◆ SET TASK ◆
Reproduce exactly the lines below, from the first through the one containing "8.2, 7.0, 5.8];", and nothing more.

++++ DATA LINES

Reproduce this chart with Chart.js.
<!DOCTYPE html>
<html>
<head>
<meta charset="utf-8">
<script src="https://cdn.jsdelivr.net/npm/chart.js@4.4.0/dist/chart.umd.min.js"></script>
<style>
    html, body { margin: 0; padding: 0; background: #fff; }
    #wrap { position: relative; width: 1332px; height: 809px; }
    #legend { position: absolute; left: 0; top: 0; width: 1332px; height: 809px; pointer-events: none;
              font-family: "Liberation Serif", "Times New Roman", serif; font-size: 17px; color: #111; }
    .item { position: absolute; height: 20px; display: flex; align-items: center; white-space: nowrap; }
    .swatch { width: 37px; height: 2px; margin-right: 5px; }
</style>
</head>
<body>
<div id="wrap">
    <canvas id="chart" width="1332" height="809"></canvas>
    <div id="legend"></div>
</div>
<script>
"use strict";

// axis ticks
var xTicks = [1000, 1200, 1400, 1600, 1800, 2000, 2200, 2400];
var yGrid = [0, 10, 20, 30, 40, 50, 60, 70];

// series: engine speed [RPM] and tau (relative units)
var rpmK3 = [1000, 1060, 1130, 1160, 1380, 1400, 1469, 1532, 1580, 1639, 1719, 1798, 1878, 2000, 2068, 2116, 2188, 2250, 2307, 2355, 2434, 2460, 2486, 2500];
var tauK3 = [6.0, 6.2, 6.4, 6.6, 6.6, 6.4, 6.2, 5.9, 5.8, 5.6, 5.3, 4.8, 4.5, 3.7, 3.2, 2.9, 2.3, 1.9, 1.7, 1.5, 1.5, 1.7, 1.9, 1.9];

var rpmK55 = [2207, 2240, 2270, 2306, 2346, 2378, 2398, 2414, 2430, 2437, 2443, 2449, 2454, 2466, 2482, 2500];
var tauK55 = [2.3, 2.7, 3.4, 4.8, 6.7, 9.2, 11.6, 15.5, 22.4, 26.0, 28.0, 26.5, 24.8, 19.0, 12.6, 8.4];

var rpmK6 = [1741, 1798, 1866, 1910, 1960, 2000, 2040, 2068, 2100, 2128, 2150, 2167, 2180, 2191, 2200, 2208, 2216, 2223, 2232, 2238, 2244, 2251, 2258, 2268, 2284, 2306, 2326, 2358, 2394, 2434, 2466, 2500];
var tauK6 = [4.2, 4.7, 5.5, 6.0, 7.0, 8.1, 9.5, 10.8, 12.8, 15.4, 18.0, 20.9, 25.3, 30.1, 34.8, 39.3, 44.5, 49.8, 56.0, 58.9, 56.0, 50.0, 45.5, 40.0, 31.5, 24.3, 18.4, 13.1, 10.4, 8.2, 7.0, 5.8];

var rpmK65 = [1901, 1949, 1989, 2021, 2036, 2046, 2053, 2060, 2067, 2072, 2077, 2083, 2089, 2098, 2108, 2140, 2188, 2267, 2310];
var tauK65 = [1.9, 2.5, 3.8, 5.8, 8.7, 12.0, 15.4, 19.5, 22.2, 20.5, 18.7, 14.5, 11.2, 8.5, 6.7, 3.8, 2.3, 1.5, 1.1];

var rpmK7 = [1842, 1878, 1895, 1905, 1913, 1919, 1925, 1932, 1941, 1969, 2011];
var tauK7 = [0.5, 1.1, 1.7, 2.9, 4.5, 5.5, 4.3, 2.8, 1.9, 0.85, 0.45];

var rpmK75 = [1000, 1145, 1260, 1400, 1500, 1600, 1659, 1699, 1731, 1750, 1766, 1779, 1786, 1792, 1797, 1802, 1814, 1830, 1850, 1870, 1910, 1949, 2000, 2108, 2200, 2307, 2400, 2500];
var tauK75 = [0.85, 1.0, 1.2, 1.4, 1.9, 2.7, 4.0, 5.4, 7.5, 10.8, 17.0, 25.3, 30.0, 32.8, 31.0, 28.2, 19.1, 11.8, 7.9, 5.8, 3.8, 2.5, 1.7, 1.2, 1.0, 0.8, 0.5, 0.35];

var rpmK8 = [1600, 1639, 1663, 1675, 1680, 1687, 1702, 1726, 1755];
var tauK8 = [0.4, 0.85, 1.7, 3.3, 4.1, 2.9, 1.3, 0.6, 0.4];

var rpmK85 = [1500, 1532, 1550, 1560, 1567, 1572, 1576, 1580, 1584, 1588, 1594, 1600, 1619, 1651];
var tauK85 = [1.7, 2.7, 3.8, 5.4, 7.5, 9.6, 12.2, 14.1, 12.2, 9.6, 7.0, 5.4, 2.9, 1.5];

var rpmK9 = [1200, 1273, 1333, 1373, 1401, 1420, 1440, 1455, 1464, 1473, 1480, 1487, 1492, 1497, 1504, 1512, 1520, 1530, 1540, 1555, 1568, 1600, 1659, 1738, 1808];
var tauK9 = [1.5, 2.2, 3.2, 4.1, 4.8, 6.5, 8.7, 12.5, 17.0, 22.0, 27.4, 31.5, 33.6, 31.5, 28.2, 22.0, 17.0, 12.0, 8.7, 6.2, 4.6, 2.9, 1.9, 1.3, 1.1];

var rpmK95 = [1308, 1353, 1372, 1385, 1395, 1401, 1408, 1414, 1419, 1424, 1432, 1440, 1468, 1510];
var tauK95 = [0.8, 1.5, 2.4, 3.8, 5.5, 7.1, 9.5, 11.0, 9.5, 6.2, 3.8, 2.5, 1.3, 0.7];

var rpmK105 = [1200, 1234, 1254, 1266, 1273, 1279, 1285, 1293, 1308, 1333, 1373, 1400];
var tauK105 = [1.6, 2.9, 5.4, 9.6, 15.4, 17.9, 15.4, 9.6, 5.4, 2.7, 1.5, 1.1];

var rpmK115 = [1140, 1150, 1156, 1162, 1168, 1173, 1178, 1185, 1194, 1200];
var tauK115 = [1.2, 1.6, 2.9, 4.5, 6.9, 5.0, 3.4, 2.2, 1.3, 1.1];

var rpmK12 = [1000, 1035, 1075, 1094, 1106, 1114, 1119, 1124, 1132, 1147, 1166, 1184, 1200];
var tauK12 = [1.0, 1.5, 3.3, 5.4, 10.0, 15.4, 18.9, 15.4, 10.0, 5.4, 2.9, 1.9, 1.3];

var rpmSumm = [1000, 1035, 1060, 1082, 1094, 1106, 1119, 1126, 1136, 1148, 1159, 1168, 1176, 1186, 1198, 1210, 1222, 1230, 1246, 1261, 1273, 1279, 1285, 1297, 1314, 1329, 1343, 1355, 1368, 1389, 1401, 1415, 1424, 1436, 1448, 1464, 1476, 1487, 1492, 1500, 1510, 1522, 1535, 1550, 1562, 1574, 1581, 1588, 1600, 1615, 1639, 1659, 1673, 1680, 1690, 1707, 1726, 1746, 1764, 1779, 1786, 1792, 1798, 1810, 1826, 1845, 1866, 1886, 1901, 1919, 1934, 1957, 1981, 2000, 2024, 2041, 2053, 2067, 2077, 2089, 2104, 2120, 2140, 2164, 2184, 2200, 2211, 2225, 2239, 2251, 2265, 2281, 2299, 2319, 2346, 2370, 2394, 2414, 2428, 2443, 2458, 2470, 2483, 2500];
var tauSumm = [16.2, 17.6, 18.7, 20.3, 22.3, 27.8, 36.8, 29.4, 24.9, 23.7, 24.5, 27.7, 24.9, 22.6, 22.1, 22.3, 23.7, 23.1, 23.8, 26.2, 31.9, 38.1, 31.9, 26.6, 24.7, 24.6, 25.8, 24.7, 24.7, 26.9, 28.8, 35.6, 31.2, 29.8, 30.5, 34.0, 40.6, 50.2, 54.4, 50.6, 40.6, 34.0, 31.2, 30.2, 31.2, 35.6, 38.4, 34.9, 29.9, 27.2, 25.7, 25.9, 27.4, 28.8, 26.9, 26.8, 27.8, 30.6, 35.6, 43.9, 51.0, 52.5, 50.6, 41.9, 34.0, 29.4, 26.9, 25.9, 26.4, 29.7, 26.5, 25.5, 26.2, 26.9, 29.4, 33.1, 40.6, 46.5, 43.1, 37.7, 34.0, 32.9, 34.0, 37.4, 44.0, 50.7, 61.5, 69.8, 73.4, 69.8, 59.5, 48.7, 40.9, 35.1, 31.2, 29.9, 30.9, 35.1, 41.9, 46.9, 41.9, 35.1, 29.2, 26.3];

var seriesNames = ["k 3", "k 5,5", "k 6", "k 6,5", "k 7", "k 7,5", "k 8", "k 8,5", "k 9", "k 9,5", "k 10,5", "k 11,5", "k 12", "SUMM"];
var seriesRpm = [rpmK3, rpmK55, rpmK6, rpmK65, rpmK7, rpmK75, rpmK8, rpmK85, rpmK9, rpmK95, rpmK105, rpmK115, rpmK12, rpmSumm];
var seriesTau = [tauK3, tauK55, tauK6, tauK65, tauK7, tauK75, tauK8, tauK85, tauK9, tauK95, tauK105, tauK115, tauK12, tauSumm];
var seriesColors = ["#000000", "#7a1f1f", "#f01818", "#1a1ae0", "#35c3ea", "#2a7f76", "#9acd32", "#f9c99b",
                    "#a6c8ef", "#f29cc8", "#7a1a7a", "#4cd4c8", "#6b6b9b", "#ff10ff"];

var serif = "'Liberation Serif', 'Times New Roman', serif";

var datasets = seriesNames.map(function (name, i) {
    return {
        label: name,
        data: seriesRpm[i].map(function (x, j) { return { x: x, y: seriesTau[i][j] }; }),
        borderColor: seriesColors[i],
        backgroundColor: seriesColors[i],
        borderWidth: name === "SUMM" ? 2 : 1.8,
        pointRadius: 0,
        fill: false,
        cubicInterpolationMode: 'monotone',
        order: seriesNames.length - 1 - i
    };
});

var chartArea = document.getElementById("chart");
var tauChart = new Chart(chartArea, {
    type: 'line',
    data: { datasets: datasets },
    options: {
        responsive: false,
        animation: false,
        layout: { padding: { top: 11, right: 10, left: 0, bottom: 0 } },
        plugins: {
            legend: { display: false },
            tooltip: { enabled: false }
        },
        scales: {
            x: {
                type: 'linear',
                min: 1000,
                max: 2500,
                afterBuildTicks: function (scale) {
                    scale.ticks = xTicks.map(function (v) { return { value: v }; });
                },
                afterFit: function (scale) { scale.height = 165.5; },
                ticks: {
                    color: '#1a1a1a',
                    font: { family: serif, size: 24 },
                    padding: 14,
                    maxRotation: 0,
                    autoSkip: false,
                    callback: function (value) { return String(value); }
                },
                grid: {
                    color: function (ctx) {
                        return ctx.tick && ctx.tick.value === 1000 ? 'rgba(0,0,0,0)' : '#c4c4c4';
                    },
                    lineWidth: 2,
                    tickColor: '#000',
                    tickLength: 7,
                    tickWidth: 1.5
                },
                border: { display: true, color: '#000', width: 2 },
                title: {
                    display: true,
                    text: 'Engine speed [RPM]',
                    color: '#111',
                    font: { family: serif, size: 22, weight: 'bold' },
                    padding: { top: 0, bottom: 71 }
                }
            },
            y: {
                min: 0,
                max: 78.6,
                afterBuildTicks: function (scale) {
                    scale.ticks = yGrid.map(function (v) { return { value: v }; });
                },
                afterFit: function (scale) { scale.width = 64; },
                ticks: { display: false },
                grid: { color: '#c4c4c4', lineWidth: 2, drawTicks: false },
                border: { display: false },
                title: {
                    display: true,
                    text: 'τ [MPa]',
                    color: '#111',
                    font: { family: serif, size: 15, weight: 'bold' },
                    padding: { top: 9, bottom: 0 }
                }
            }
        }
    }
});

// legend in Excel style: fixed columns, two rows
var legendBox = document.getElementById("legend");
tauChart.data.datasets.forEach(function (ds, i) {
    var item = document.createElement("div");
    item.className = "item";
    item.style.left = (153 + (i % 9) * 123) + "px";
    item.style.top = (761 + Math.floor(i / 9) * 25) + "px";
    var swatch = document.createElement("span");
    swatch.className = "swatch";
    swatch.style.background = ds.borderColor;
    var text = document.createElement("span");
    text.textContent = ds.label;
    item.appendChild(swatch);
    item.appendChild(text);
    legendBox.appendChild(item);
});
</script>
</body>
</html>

++++++++

◆ RESULT FOR THIS EXERCISE ◆
Reproduce this chart with Chart.js.
<!DOCTYPE html>
<html>
<head>
<meta charset="utf-8">
<script src="https://cdn.jsdelivr.net/npm/chart.js@4.4.0/dist/chart.umd.min.js"></script>
<style>
    html, body { margin: 0; padding: 0; background: #fff; }
    #wrap { position: relative; width: 1332px; height: 809px; }
    #legend { position: absolute; left: 0; top: 0; width: 1332px; height: 809px; pointer-events: none;
              font-family: "Liberation Serif", "Times New Roman", serif; font-size: 17px; color: #111; }
    .item { position: absolute; height: 20px; display: flex; align-items: center; white-space: nowrap; }
    .swatch { width: 37px; height: 2px; margin-right: 5px; }
</style>
</head>
<body>
<div id="wrap">
    <canvas id="chart" width="1332" height="809"></canvas>
    <div id="legend"></div>
</div>
<script>
"use strict";

// axis ticks
var xTicks = [1000, 1200, 1400, 1600, 1800, 2000, 2200, 2400];
var yGrid = [0, 10, 20, 30, 40, 50, 60, 70];

// series: engine speed [RPM] and tau (relative units)
var rpmK3 = [1000, 1060, 1130, 1160, 1380, 1400, 1469, 1532, 1580, 1639, 1719, 1798, 1878, 2000, 2068, 2116, 2188, 2250, 2307, 2355, 2434, 2460, 2486, 2500];
var tauK3 = [6.0, 6.2, 6.4, 6.6, 6.6, 6.4, 6.2, 5.9, 5.8, 5.6, 5.3, 4.8, 4.5, 3.7, 3.2, 2.9, 2.3, 1.9, 1.7, 1.5, 1.5, 1.7, 1.9, 1.9];

var rpmK55 = [2207, 2240, 2270, 2306, 2346, 2378, 2398, 2414, 2430, 2437, 2443, 2449, 2454, 2466, 2482, 2500];
var tauK55 = [2.3, 2.7, 3.4, 4.8, 6.7, 9.2, 11.6, 15.5, 22.4, 26.0, 28.0, 26.5, 24.8, 19.0, 12.6, 8.4];

var rpmK6 = [1741, 1798, 1866, 1910, 1960, 2000, 2040, 2068, 2100, 2128, 2150, 2167, 2180, 2191, 2200, 2208, 2216, 2223, 2232, 2238, 2244, 2251, 2258, 2268, 2284, 2306, 2326, 2358, 2394, 2434, 2466, 2500];
var tauK6 = [4.2, 4.7, 5.5, 6.0, 7.0, 8.1, 9.5, 10.8, 12.8, 15.4, 18.0, 20.9, 25.3, 30.1, 34.8, 39.3, 44.5, 49.8, 56.0, 58.9, 56.0, 50.0, 45.5, 40.0, 31.5, 24.3, 18.4, 13.1, 10.4, 8.2, 7.0, 5.8];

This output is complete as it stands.